In years past, it wasn’t uncommon for someone to pay for groceries or gas with cash. These days, almost everything is paid for with a debit or credit card. While a debit and credit card serve two completely different functions, they may foster dangerous spending habits that could be rectified by using cash instead.
You Have an Emotional Connection to Cash
One of the best reasons to use paper money instead of a plastic card is because you have to physically part with it when buying something. When you have to reach into your wallet and hand it to a cashier, you are much more cognizant of how much you are actually spending. The transaction becomes more than just a number on a balance statement at the end of the month. Therefore, you may be less willing to spend more than you absolutely have to when at the store or at a garage sale.
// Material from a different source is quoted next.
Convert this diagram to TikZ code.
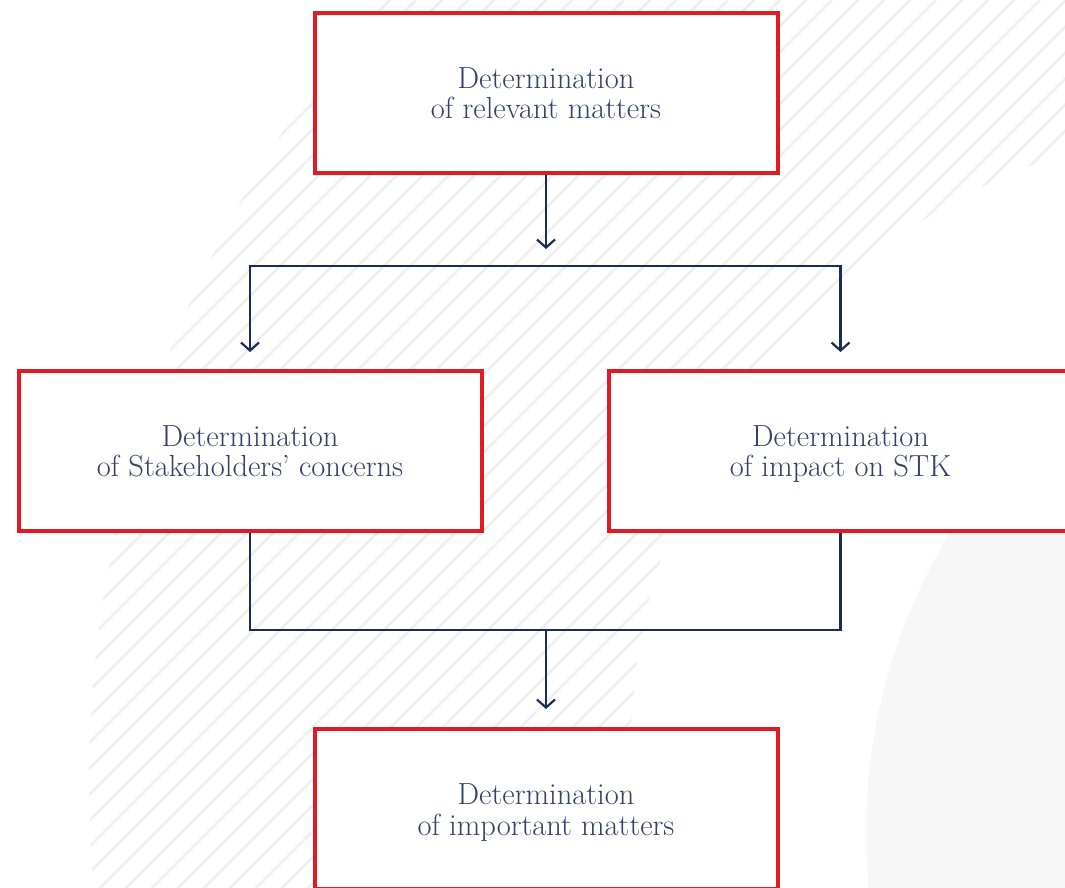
\documentclass[tikz,border=0pt]{standalone}
\usetikzlibrary{arrows.meta}
\definecolor{boxred}{HTML}{E01B24}
\definecolor{navy}{HTML}{1C2B58}
\definecolor{inktext}{HTML}{33406A}
\definecolor{stripe}{HTML}{EFEFEF}
\definecolor{disc}{HTML}{F7F7F7}
\begin{document}
\begin{tikzpicture}[x=1pt,y=-1pt,
  stage/.style={draw=boxred, line width=4pt, fill=white,
    minimum width=463pt, minimum height=160pt, inner sep=0pt,
    align=center, text=inktext,
    font=\fontsize{30.5}{30.5}\selectfont,
    text height=52pt, text depth=0pt},
  flow/.style={draw=navy, line width=2.2pt},
  barb/.style={-{Straight Barb[length=8pt,width=18pt]}},
  hatch/.style={draw=stripe, line width=2.6pt}
]
\useasboundingbox (0,0) rectangle (1065,888);
\begin{scope}
\clip (0,0) rectangle (1065,888);

% hatched ring in the background
\begin{scope}[even odd rule]
  \clip (1283,784) circle[radius=1194] (1261,752) circle[radius=630];
  \foreach \c in {0,26,...,1976}
    \draw[hatch] (\c,0) -- ({\c-900},900);
\end{scope}

% pale disc on the right
\fill[disc] (1444,833) circle[radius=578];

% process steps
\node[stage] (relevant) at (546,93) {Determination\\of relevant matters};
\node[stage] (concerns) at (250,450.5) {Determination\\of Stakeholders’ concerns};
\node[stage] (impact) at (840.5,450.5) {Determination\\of impact on STK};
\node[stage] (important) at (546,809) {Determination\\of important matters};

% fork and join points
\coordinate (forktip) at (546,249);
\coordinate (fork) at (546,266);
\coordinate (lefttip) at (250,352);
\coordinate (righttip) at (840.5,352);
\coordinate (join) at (546,630);
\coordinate (jointip) at (546,709);

\draw[flow, barb] (relevant.south) -- (forktip);
\draw[flow, {Straight Barb[length=8pt,width=18pt]}-{Straight Barb[length=8pt,width=18pt]}]
  (lefttip) |- (fork) -| (righttip);
\draw[flow] (concerns.south) |- (join) -| (impact.south);
\draw[flow, barb] (join) -- (jointip);
\end{scope}
\end{tikzpicture}
\end{document}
Cash Doesn’t Come With Interest Rates or Transaction Fees
When you make a purchase with a credit card, you could be subject to interest if the balance isn’t paid off by the end of the month. If you use a debit card to pay for a transaction, you could be charged a fee by your bank. You could also be subject to insufficient funds fees if you overdraw your balance. Even if you have overdraft protection, you could still be charged a fee for each day your checking account is overdrawn.
Your Cash Can’t Be Compromised
No one is going to be able to link a cash payment to your financial institution or to anything else that identifies you. If someone finds money that you dropped on the street, it can’t be used to steal your identity or make purchases in your name. While it may be impossible to get cash back if you lose it, at least you are only on the hook for whatever you lost and nothing more.
You Won’t Be Compelled to Spend Too Much Online
Online lenders require that you use a debit or credit card to complete a transaction. If you only use cash to pay for items, you won’t be doing a lot of shopping online where many purchases are simply impulse buys or items that you don’t genuinely need. By sticking to cash, you only buy the things that you need or at least take the time to compare prices before you decide to make a purchase.
You Pay Off Existing Debts Faster
If you decide to make big purchases in cash instead of taking out a loan, you can avoid going into long-term debt while building equity in tangible assets. That may make it possible to leverage the value of your vehicle to obtain title loans or other loans using the vehicle as collateral. As these loans are paid back within 30 days of receiving the money, those who would rather not go into debt can repay what they owe fast and continue to build their savings.
While it may not be the hip or trendy thing to do anymore, it may be in your best interest to carry cash in your wallet. It comes without interest or fees attached to it, can’t lead to your identity being stolen nor can it be used to engage in online retail therapy. All of these attributes help you to control your spending and keep your debt to a manageable level.